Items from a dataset
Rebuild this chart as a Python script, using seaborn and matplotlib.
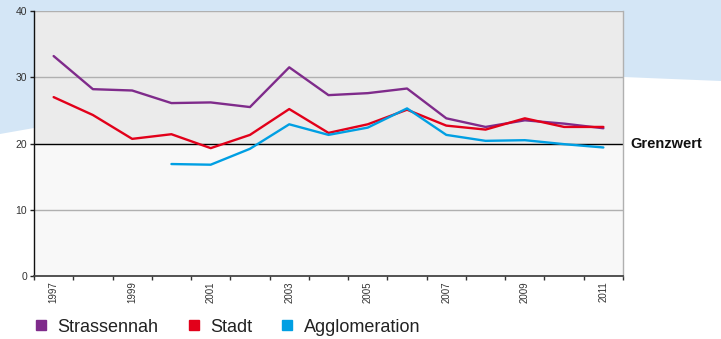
import numpy as np
import pandas as pd
import matplotlib
matplotlib.use("Agg")
import matplotlib.pyplot as plt
from matplotlib.lines import Line2D
from matplotlib.patches import Polygon
import seaborn as sns

years = list(range(1997, 2012))
strassennah = [33.2, 28.2, 28.0, 26.1, 26.2, 25.5, 31.5, 27.3, 27.6, 28.3, 23.8, 22.5, 23.5, 23.0, 22.3]
stadt = [27.0, 24.3, 20.7, 21.4, 19.3, 21.3, 25.2, 21.6, 22.9, 25.1, 22.7, 22.1, 23.8, 22.5, 22.5]
agglomeration = [np.nan, np.nan, np.nan, 16.9, 16.8, 19.2, 22.9, 21.3, 22.4, 25.3, 21.3, 20.4, 20.5, 19.9, 19.4]
series_names = ["Strassennah", "Stadt", "Agglomeration"]
colors = ["#7f2b8b", "#e2001a", "#009fe3"]
y_ticks = [0, 10, 20, 30, 40]
x_labels = [1997, 1999, 2001, 2003, 2005, 2007, 2009, 2011]
grenzwert = 20

df = pd.DataFrame({
    "Jahr": years * 3,
    "Wert": strassennah + stadt + agglomeration,
    "Serie": [series_names[0]] * 15 + [series_names[1]] * 15 + [series_names[2]] * 15,
})

sns.set_style("white")
plt.rcParams["font.family"] = ["Liberation Sans", "DejaVu Sans"]

fig = plt.figure(figsize=(7.21, 3.39), dpi=100)
fig.patch.set_facecolor("white")
W, H = 721, 339
pts = [(0, 0), (W, 0), (W, 81), (623, 77), (34, 128), (0, 134)]
poly = Polygon([(x / W, 1 - y / H) for x, y in pts], closed=True,
               transform=fig.transFigure, facecolor="#d4e6f6", edgecolor="none", zorder=0)
fig.patches.append(poly)

ax = fig.add_axes([34 / W, 1 - 276 / H, (623 - 34) / W, (276 - 11) / H])
ax.set_zorder(1)
ax.axhspan(20, 40, color="#ebebeb", zorder=0, lw=0)
ax.axhspan(0, 20, color="#f8f8f8", zorder=0, lw=0)
for yv in [10, 30, 40]:
    ax.axhline(yv, color="#b0b0b0", lw=1.0, zorder=1)
ax.axhline(grenzwert, color="black", lw=1.0, zorder=1)

sns.lineplot(data=df, x="Jahr", y="Wert", hue="Serie", palette=colors,
             hue_order=series_names, linewidth=1.7, ax=ax, legend=False, zorder=3)

ax.set_xlim(1996.5, 2011.5)
ax.set_ylim(0, 40)
ax.set_xlabel("")
ax.set_ylabel("")
ax.set_yticks(y_ticks)
ax.set_yticklabels([str(v) for v in y_ticks], fontsize=7.5, color="#333333")
ax.set_xticks(x_labels)
ax.set_xticklabels([str(v) for v in x_labels], rotation=90, fontsize=7, color="#333333")
ax.set_xticks(np.arange(1996.5, 2012, 1.0), minor=True)
ax.tick_params(axis="x", which="major", length=0, pad=4)
ax.tick_params(axis="x", which="minor", length=3, width=1, color="#333333", direction="out")
ax.tick_params(axis="y", length=3, width=1, color="#222222", direction="out", pad=2)
ax.tick_params(axis="x", bottom=True, which="both")
ax.tick_params(axis="y", left=True)

ax.spines["left"].set_color("#111111")
ax.spines["left"].set_linewidth(1.0)
ax.spines["bottom"].set_color("#444444")
ax.spines["bottom"].set_linewidth(1.3)
ax.spines["right"].set_color("#b0b0b0")
ax.spines["right"].set_linewidth(1.0)
ax.spines["top"].set_visible(False)
for s in ["left", "bottom", "right"]:
    ax.spines[s].set_visible(True)

ax.text(1.012, grenzwert, "Grenzwert", transform=ax.get_yaxis_transform(),
        fontsize=10.5, fontweight="bold", va="center", ha="left", color="#111111")

handles = [Line2D([0], [0], marker="s", linestyle="none", markersize=7.5,
                  markerfacecolor=c, markeredgecolor=c) for c in colors]
fig.legend(handles, series_names, loc="center left", bbox_to_anchor=(25 / W, 1 - 327 / H),
           ncol=3, frameon=False, fontsize=13, handlelength=0.8, handletextpad=0.5,
           columnspacing=1.55, borderpad=0, labelcolor="#222222")

fig.savefig("out.png", dpi=100)
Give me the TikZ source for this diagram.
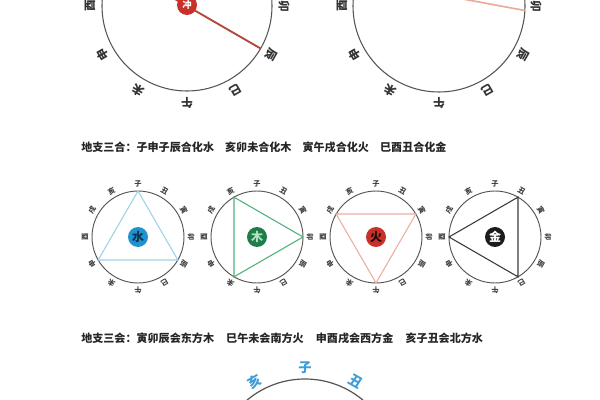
\documentclass[tikz,border=0pt]{standalone}
\usepackage{fontspec}
\newfontfamily\cjk{Noto Sans CJK SC}
\usetikzlibrary{positioning}

\definecolor{dialgray}{HTML}{555555}
\definecolor{shuitri}{HTML}{9DD3EA}
\definecolor{shuidisk}{HTML}{1F93CF}
\definecolor{shuitext}{HTML}{0C3350}
\definecolor{mutri}{HTML}{4FB27A}
\definecolor{mudisk}{HTML}{1E7D48}
\definecolor{mutext}{HTML}{B5E6C4}
\definecolor{huotri}{HTML}{EBAE9F}
\definecolor{huodisk}{HTML}{C9302A}
\definecolor{huotext}{HTML}{1A0A08}
\definecolor{jintri}{HTML}{3A3A3A}
\definecolor{jindisk}{HTML}{1C1C1C}
\definecolor{jintext}{HTML}{FFFFFF}
\definecolor{chongred}{HTML}{B2473A}
\definecolor{hepink}{HTML}{EBA898}
\definecolor{fangblue}{HTML}{3E9CD8}

\tikzset{
  dial/.style={draw=dialgray, line width=0.8pt},
  zhi big/.style={font=\cjk\bfseries\fontsize{8.8}{9}\selectfont, text=black!80, inner sep=0pt},
  zhi small/.style={font=\cjk\bfseries\fontsize{5.4}{5.4}\selectfont, text=black!75, inner sep=0pt},
  zhi blue/.style={font=\cjk\bfseries\fontsize{10}{10}\selectfont, text=fangblue, inner sep=0pt},
  title/.style={font=\cjk\bfseries\fontsize{8.3}{9}\selectfont, text=black!85, inner sep=0pt, anchor=west},
  wuxing/.style={circle, minimum size=15pt, inner sep=0pt, font=\cjk\bfseries\fontsize{9}{9}\selectfont},
}

\begin{document}
\begin{tikzpicture}[x=0.75pt, y=0.75pt]
  \useasboundingbox (0,0) rectangle (600,400);
  \clip (0,0) rectangle (600,400);
  \fill[white] (0,0) rectangle (600,400);

  % top left dial, chong
  \begin{scope}[shift={(187,394)}]
    \draw[dial] (0,0) circle (85);
    \foreach \b [count=\i from 3] in {卯,辰,巳,午,未,申,酉}
    \node[zhi big, rotate=-30*\i] (chong-z\i) at (90-30*\i:97) {\b};
    \coordinate (chong-a) at (150:85);
    \coordinate (chong-b) at (-30:85);
    \draw[chongred, line width=1.4pt] (chong-a) -- (chong-b);
    \node[wuxing, fill=huodisk, text=white, font=\cjk\bfseries\fontsize{7}{7}\selectfont] (chong) at (0,1) {冲};
  \end{scope}

  % top right dial, he
  \begin{scope}[shift={(439,394)}]
    \draw[dial] (0,0) circle (86);
    \foreach \b [count=\i from 3] in {卯,辰,巳,午,未,申,酉}
    \node[zhi big, rotate=-30*\i] (he-z\i) at (90-30*\i:97) {\b};
    \coordinate (he-a) at (162:86);
    \coordinate (he-b) at (-3:86);
    \draw[hepink, line width=1.2pt] (he-a) -- (he-b);
  \end{scope}

  % titles
  \node[title] (sanhe) at (81,253)
  {地支三合：子申子辰合化水\quad 亥卯未合化木\quad 寅午戌合化火\quad 巳酉丑合化金};
  \node[title] (sanhui) at (81,62)
  {地支三会：寅卯辰会东方木\hspace{1.1em}巳午未会南方火\hspace{1.1em}申酉戌会西方金\hspace{1.1em}亥子丑会北方水};

  % small dials
  \foreach \w/\cx/\va/\vb/\vc/\el in {
      shui/138/0/4/8/水,
      mu/257/11/3/7/木,
      huo/376/2/6/10/火,
      jin/495/1/5/9/金} {
    \begin{scope}[shift={(\cx,163)}]
      \draw[dial, line width=0.7pt] (0,0) circle (46);
      \foreach \b [count=\i from 0] in {子,丑,寅,卯,辰,巳,午,未,申,酉,戌,亥} {
        \coordinate (\w-p\i) at (90-30*\i:46);
        \node[zhi small, rotate=-30*\i] (\w-z\i) at (90-30*\i:53) {\b};
      }
      \draw[\w tri, line width=0.8pt] (\w-p\va) -- (\w-p\vb) -- (\w-p\vc) -- cycle;
      \node[wuxing, fill=\w disk, text=\w text] (\w) at (0,0) {\el};
    \end{scope}
  }

  % bottom dial
  \begin{scope}[shift={(305,-69)}]
    \draw[dial, line width=0.9pt] (0,0) circle (90);
    \foreach \b/\a [count=\i] in {亥/120, 子/90, 丑/60}
    \node[zhi blue, rotate=\a-90] (fang-z\i) at (\a:101) {\b};
  \end{scope}
\end{tikzpicture}
\end{document}
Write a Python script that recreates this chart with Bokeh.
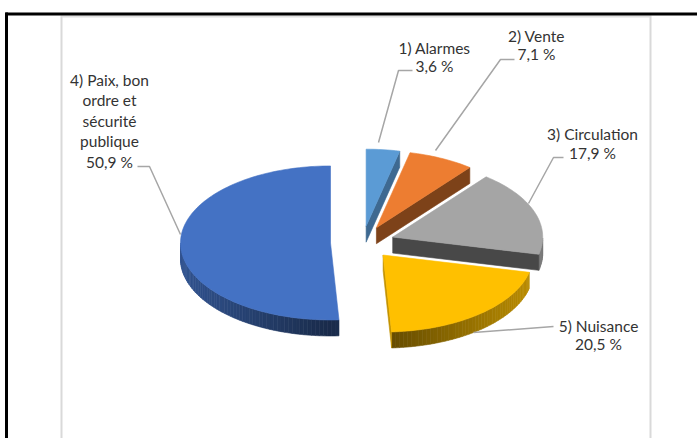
import math
from bokeh.plotting import figure
from bokeh.models import Range1d
from bokeh.core.properties import value
from bokeh.embed import file_html
from bokeh.resources import INLINE

# ---- data (clockwise from 12 o'clock) ----
categories = ["1) Alarmes", "2) Vente", "3) Circulation", "5) Nuisance",
              "4) Paix, bon\nordre et\nsécurité\npublique"]
shares = [3.6, 7.1, 17.9, 20.5, 50.9]
colors = ["#5B9BD5", "#ED7D31", "#A5A5A5", "#FFC000", "#4472C4"]

# ---- layout / style ----
W, H = 697, 438
CX, CY, RX, RY = 362, 242, 150, 77
EXPLODE = 32
DEPTH = 16
K = RY / RX

label_pos = [(434, 56), (536, 44), (592, 142.5), (598, 334), (109, 120)]
line_gap = [18, 18, 19, 18, 20.5]
leaders = [
    [(412, 70), (398, 70), (378, 142)],
    [(514, 59), (500, 59), (435, 150)],
    [(563, 157), (553, 157), (528, 203)],
    [(553, 326), (473, 332)],
    [(137, 166), (149, 166), (180, 234)],
]

p = figure(width=W, height=H, x_range=Range1d(0, W), y_range=Range1d(H, 0),
           output_backend="svg", toolbar_location=None, min_border=0)
p.axis.visible = False
p.grid.visible = False
p.outline_line_color = None
p.background_fill_color = "white"
p.border_fill_color = "white"

# frame lines
p.line([61, 61], [15, 440], line_color="#d9d9d9", line_width=2)
p.line([650, 650], [15, 440], line_color="#d9d9d9", line_width=2)
p.line([61, 650], [16, 16], line_color="#e0e0e0", line_width=2)
p.line([5, 700], [13.5, 13.5], line_color="black", line_width=3)
p.line([6, 6], [12, 440], line_color="black", line_width=3)


def shade(hexc, f):
    r, g, b = int(hexc[1:3], 16), int(hexc[3:5], 16), int(hexc[5:7], 16)
    return "#%02x%02x%02x" % (int(r * f), int(g * f), int(b * f))


total = sum(shares)
start = 0.0
tops = []
side_xs, side_ys, side_cols = [], [], []
for i, v in enumerate(shares):
    a0 = start
    a1 = start + v / total * 360.0
    start = a1
    mid = math.radians((a0 + a1) / 2)
    ax = CX + EXPLODE * math.sin(mid)
    ay = CY - EXPLODE * K * math.cos(mid)
    n = max(2, int((a1 - a0) / 1.5))
    angs = [a0 + (a1 - a0) * j / n for j in range(n + 1)]
    pts = [(ax, ay)] + [(ax + RX * math.sin(math.radians(a)),
                         ay - RY * math.cos(math.radians(a))) for a in angs]
    m = len(pts)
    cxp = sum(q[0] for q in pts) / m
    cyp = sum(q[1] for q in pts) / m
    for j in range(m):
        x1, y1 = pts[j]
        x2, y2 = pts[(j + 1) % m]
        if j == 0 or j == m - 1:
            dx, dy = x2 - x1, y2 - y1
            nx, ny = -dy, dx
            mxp, myp = (x1 + x2) / 2, (y1 + y2) / 2
            if nx * (mxp - cxp) + ny * (myp - cyp) < 0:
                nx, ny = -nx, -ny
            if ny <= 0:
                continue
            phi = math.atan2(nx / RX, -ny / RY)
            f = 0.42 + 0.35 * abs(math.sin(phi))
        else:
            amid = math.radians((angs[j - 1] + angs[j]) / 2)
            if math.cos(amid) > 0:
                continue
            f = 0.38 + 0.36 * abs(math.sin(amid))
        side_xs.append([x1, x2, x2, x1])
        side_ys.append([y1, y2, y2 + DEPTH, y1 + DEPTH])
        side_cols.append(shade(colors[i], f))
    tops.append(([q[0] for q in pts], [q[1] for q in pts]))

p.patches(side_xs, side_ys, fill_color=side_cols, line_color=side_cols, line_width=0.6)
p.patches([t[0] for t in tops], [t[1] for t in tops], fill_color=colors,
          line_color=colors, line_width=0.6)

# leader lines
p.multi_line([[q[0] for q in L] for L in leaders], [[q[1] for q in L] for L in leaders],
             line_color="#a6a6a6", line_width=1.5)

# labels, one text per line
lx_all, ly_all, lt_all = [], [], []
for c, s, (lx, ly), g in zip(categories, shares, label_pos, line_gap):
    lines = c.split("\n") + [("%.1f" % s).replace(".", ",") + " %"]
    n = len(lines)
    for k, t in enumerate(lines):
        lx_all.append(lx)
        ly_all.append(ly + (k - (n - 1) / 2) * g)
        lt_all.append(t)
p.text(lx_all, ly_all, text=lt_all, text_align="center", text_baseline="middle",
       text_font=value("Lato"), text_font_size="15.5px", text_color="#333333")

open("out.html", "w").write(file_html(p, INLINE))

#### WRITTEN REQUEST:
Beginning with the first line of the records above, extract each line exactly through the line that holds "import seaborn as sns", both ends included. Omit pictures.

#### TASK SOLUTION:
Rebuild this chart as a Python script, using seaborn and matplotlib.
import numpy as np
import pandas as pd
import matplotlib
matplotlib.use("Agg")
import matplotlib.pyplot as plt
from matplotlib.lines import Line2D
from matplotlib.patches import Polygon
import seaborn as sns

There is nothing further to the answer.